Can you imagine what a German finance minister would say (or do) in response to a statement that "it doesn't matter" to the German economy whether they make high tech products which employ skilled labor (as well as some not-so skilled) all the way up to PhD's, and that these industries (from designing and building entire paper processing facilities that get exported to Saudi Arabia, to light bulbs for their own market), OR the alternative "service economy" (whatever that means)?? He/She would laugh out loud. Yet Americans have been sold this BS for decades.

Now, the US will pay the price for having lost productive capacity in favor of a "service" economy and an inflated financial sector (just like our "cousins" in the UK). We're seeing which model is prefered.

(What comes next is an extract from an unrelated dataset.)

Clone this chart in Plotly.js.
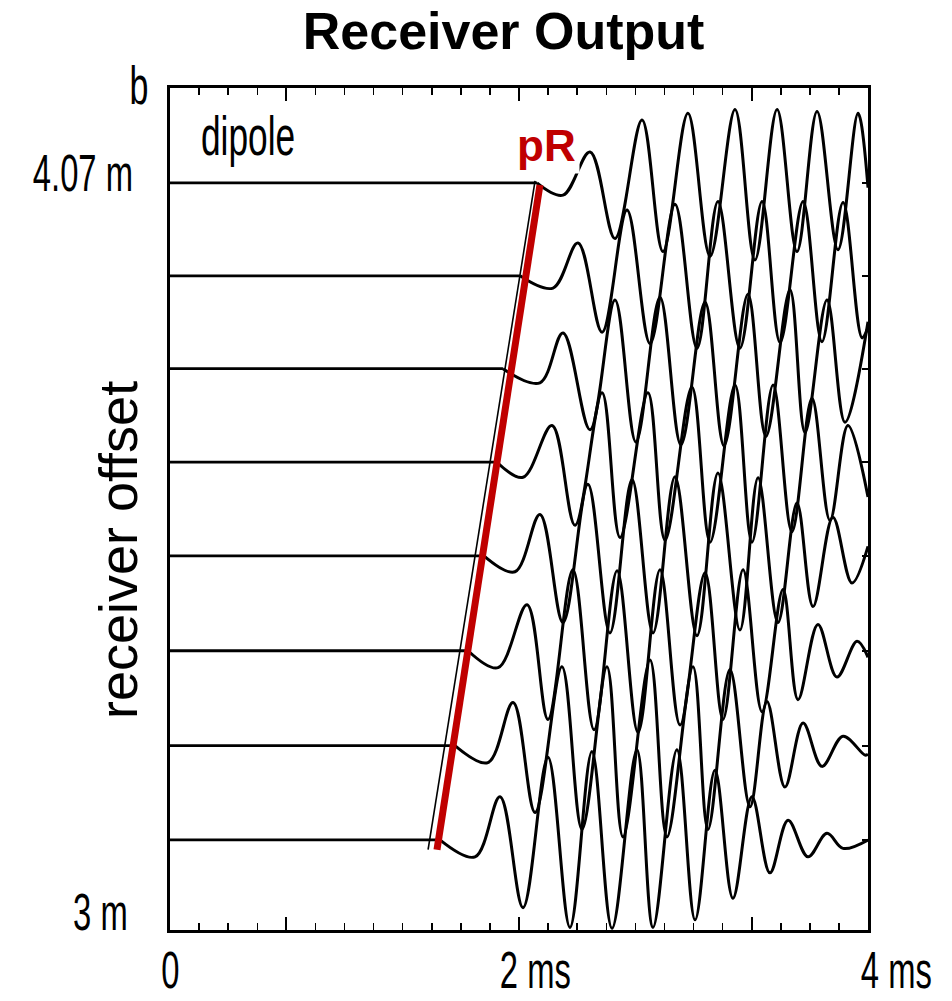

***I'm not grandstanding as I know that many on this forum agree with these general concepts. I also realize that part (I think a large part) of the problem is the easy credit that a "reserve currency" like the US dollar "affords" the country in terms of making it that much easier to maintain (it's unravelling now though) a standard of living with increasingly diminished productive capacity.

We need to think for ourselves, however. And don't hesitate to take on some "MBA" who buys as gospel, what the establishment feeds them. The establishment has had an agenda. Perhaps with worsening overall conditions as well as a threat to large beauracracies we'll see a realignment of interest.

Also, I don't mean to pretend that this is a zero sum game. We just need to reevalute the game we've been playing.